Source data
========================================

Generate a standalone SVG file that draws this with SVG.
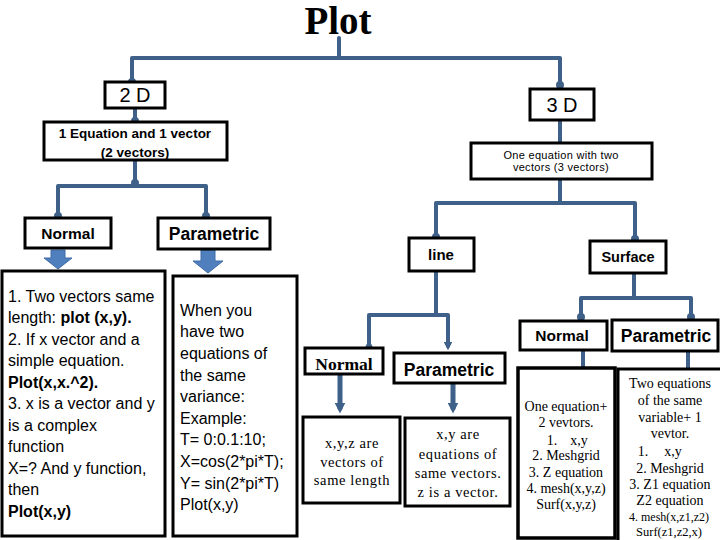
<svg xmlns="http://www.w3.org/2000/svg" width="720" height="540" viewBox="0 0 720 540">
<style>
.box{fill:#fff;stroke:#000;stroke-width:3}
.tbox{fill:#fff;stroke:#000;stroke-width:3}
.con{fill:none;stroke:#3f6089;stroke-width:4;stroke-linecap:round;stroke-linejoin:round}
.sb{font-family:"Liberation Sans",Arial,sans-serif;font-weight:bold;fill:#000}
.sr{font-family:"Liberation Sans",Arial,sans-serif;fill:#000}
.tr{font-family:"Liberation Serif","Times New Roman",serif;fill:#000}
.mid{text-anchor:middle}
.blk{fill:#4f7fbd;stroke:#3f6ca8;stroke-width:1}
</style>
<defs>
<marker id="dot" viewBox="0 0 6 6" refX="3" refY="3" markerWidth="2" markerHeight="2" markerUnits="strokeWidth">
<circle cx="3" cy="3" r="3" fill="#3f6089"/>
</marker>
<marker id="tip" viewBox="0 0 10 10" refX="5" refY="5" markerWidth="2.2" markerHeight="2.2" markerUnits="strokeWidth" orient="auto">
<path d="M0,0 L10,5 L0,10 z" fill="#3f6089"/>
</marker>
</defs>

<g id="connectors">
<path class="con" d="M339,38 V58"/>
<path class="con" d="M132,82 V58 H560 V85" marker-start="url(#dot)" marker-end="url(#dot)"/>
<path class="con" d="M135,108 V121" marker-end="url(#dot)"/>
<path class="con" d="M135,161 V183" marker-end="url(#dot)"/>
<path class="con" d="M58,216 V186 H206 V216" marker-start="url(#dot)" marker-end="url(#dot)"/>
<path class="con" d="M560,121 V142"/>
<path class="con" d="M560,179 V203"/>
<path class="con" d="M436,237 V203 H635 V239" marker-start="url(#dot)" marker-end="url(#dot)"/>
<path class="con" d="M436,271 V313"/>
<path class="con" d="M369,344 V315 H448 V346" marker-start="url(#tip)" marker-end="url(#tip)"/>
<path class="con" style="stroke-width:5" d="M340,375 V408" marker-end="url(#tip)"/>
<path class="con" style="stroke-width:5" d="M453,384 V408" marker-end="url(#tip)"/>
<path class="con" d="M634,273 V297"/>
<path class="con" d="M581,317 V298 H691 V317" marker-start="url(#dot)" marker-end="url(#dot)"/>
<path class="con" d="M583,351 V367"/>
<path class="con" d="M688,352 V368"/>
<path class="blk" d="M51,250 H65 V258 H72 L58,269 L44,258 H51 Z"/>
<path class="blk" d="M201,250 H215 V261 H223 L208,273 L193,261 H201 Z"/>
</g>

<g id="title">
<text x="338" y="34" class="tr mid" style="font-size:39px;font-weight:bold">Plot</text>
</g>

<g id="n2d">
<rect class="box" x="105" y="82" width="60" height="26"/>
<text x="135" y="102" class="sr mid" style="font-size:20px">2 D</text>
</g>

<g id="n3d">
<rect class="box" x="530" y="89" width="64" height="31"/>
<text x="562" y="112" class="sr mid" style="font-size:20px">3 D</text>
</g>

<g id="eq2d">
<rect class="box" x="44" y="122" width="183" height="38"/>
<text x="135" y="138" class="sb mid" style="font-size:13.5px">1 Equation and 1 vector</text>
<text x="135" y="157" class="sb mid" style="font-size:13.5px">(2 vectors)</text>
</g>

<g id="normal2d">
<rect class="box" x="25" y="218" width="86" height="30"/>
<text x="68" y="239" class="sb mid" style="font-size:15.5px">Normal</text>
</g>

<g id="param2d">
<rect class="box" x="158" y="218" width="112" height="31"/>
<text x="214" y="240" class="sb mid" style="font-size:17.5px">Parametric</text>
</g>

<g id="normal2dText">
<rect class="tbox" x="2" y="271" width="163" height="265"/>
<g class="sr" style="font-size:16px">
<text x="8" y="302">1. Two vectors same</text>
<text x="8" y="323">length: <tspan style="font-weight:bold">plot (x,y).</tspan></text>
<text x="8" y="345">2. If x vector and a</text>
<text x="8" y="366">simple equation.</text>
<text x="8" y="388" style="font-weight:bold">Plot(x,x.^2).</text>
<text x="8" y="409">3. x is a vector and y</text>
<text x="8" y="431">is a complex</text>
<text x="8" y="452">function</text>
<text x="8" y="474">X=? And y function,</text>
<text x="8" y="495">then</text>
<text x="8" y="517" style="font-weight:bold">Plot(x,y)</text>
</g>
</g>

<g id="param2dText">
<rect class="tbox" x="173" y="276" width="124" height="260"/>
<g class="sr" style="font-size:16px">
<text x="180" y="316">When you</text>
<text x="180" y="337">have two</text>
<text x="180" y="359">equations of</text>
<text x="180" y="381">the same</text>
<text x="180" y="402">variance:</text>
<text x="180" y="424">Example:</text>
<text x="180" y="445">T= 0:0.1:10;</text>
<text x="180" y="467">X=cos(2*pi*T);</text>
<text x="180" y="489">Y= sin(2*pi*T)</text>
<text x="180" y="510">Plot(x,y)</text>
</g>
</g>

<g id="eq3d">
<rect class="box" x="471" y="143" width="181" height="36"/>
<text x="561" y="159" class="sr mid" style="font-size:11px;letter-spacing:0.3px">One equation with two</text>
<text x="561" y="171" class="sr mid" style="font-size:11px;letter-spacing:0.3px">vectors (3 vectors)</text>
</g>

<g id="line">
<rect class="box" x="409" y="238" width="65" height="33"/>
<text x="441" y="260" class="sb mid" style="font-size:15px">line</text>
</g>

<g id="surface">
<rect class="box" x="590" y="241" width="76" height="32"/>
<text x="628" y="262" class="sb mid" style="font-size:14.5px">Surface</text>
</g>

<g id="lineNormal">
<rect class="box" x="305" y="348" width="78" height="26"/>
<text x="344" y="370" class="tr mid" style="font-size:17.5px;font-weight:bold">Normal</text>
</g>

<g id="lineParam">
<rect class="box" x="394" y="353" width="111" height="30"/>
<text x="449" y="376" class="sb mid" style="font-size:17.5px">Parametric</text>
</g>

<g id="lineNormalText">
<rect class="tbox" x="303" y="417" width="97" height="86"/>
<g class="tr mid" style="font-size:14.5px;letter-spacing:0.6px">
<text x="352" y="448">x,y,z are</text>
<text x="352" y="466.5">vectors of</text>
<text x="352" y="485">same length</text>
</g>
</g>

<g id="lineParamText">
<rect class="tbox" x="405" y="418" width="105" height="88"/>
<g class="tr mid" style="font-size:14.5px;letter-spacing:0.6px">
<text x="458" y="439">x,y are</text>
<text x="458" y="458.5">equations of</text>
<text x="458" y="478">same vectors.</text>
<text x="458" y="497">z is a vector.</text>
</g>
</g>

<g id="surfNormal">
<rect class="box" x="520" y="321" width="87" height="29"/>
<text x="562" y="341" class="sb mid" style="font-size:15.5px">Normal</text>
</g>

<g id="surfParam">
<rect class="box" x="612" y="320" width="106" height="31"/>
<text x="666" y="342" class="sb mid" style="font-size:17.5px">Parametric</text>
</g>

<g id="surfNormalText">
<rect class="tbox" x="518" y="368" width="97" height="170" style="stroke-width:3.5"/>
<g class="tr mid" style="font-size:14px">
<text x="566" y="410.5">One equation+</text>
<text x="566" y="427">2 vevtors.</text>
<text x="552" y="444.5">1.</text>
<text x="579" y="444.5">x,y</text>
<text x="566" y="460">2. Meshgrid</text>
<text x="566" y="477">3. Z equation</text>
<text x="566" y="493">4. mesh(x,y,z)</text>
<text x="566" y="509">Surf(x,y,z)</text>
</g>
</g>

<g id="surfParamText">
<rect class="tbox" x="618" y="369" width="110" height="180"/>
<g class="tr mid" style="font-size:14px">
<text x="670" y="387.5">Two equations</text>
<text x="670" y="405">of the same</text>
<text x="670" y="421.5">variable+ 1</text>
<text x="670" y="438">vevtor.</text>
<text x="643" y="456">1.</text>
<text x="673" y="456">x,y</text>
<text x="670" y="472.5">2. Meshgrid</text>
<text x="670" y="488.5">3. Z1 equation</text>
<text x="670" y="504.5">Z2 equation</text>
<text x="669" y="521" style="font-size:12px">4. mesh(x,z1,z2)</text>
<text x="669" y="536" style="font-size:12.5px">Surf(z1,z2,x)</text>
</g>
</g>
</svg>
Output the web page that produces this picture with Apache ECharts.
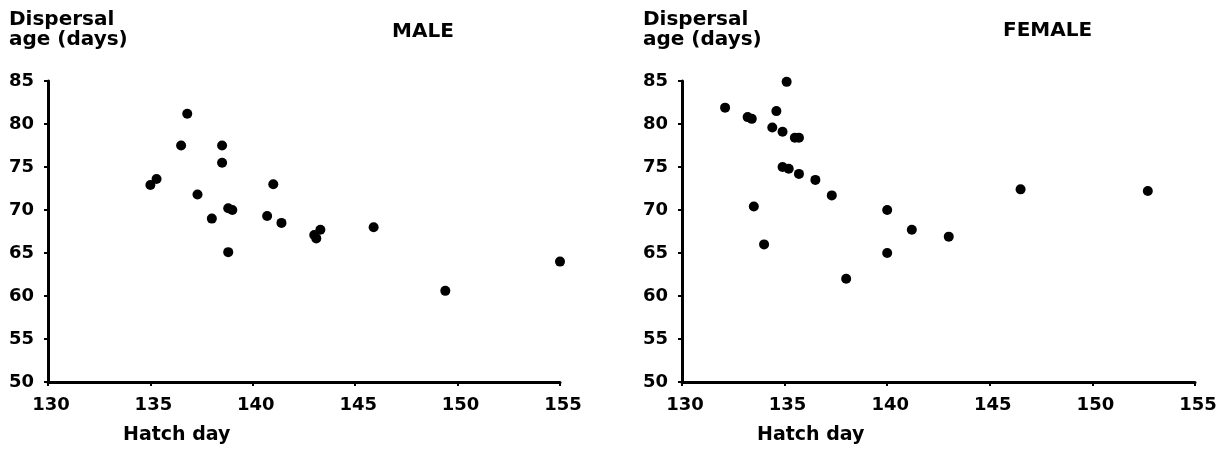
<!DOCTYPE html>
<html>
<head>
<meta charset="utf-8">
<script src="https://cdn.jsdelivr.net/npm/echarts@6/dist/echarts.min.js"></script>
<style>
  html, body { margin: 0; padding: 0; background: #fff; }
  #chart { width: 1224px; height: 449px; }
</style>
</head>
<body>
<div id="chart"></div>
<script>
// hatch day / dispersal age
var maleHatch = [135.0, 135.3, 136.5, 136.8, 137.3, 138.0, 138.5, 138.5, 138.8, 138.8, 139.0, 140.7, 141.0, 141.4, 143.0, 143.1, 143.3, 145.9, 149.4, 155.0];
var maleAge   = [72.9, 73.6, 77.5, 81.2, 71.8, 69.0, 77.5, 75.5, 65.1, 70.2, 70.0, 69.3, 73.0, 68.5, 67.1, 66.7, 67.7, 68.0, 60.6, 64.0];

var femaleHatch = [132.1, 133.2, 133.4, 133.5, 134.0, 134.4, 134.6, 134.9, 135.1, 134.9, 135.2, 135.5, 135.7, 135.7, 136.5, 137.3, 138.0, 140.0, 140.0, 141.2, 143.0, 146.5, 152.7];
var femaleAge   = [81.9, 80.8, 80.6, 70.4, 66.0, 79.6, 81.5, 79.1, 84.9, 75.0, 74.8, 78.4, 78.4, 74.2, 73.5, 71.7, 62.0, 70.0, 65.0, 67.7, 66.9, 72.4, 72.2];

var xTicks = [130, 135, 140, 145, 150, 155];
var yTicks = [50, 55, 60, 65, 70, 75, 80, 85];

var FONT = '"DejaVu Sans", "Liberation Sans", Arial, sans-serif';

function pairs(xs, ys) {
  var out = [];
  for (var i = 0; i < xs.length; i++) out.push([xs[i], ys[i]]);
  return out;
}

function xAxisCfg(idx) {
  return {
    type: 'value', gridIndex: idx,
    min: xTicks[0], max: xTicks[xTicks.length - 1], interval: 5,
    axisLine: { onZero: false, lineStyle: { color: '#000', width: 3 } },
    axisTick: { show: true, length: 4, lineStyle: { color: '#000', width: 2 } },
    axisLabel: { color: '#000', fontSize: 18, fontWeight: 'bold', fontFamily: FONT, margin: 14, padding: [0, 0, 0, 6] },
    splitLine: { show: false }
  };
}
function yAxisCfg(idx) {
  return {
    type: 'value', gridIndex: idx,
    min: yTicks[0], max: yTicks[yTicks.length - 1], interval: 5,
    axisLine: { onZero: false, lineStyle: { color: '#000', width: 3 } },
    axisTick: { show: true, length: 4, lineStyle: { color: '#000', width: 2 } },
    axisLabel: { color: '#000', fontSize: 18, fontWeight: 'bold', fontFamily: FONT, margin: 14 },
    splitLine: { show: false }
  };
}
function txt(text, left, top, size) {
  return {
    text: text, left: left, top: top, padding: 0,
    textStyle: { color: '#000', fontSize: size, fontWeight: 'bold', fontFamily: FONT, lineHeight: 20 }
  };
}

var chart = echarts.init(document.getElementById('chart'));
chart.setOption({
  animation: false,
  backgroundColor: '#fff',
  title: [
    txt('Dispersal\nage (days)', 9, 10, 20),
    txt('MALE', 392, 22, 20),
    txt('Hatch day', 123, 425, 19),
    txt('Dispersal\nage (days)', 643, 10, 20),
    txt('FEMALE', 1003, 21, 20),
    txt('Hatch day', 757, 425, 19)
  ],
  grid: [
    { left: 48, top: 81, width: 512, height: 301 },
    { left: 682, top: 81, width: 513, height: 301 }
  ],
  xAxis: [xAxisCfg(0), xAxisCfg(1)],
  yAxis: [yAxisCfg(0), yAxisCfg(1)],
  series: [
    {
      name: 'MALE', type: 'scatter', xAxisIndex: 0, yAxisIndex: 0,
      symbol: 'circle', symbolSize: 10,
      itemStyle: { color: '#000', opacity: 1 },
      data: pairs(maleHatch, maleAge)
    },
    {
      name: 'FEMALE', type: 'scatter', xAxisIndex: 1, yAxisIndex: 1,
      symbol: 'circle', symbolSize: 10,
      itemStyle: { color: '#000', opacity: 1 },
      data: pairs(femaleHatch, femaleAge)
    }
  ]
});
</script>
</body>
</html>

========================================

> [Given request]:
Find the word "this" and list each line it appears in.

> [Complete output]:
Generate a standalone SVG file that draws this with SVG.
Output the web page that produces this picture with Apache ECharts.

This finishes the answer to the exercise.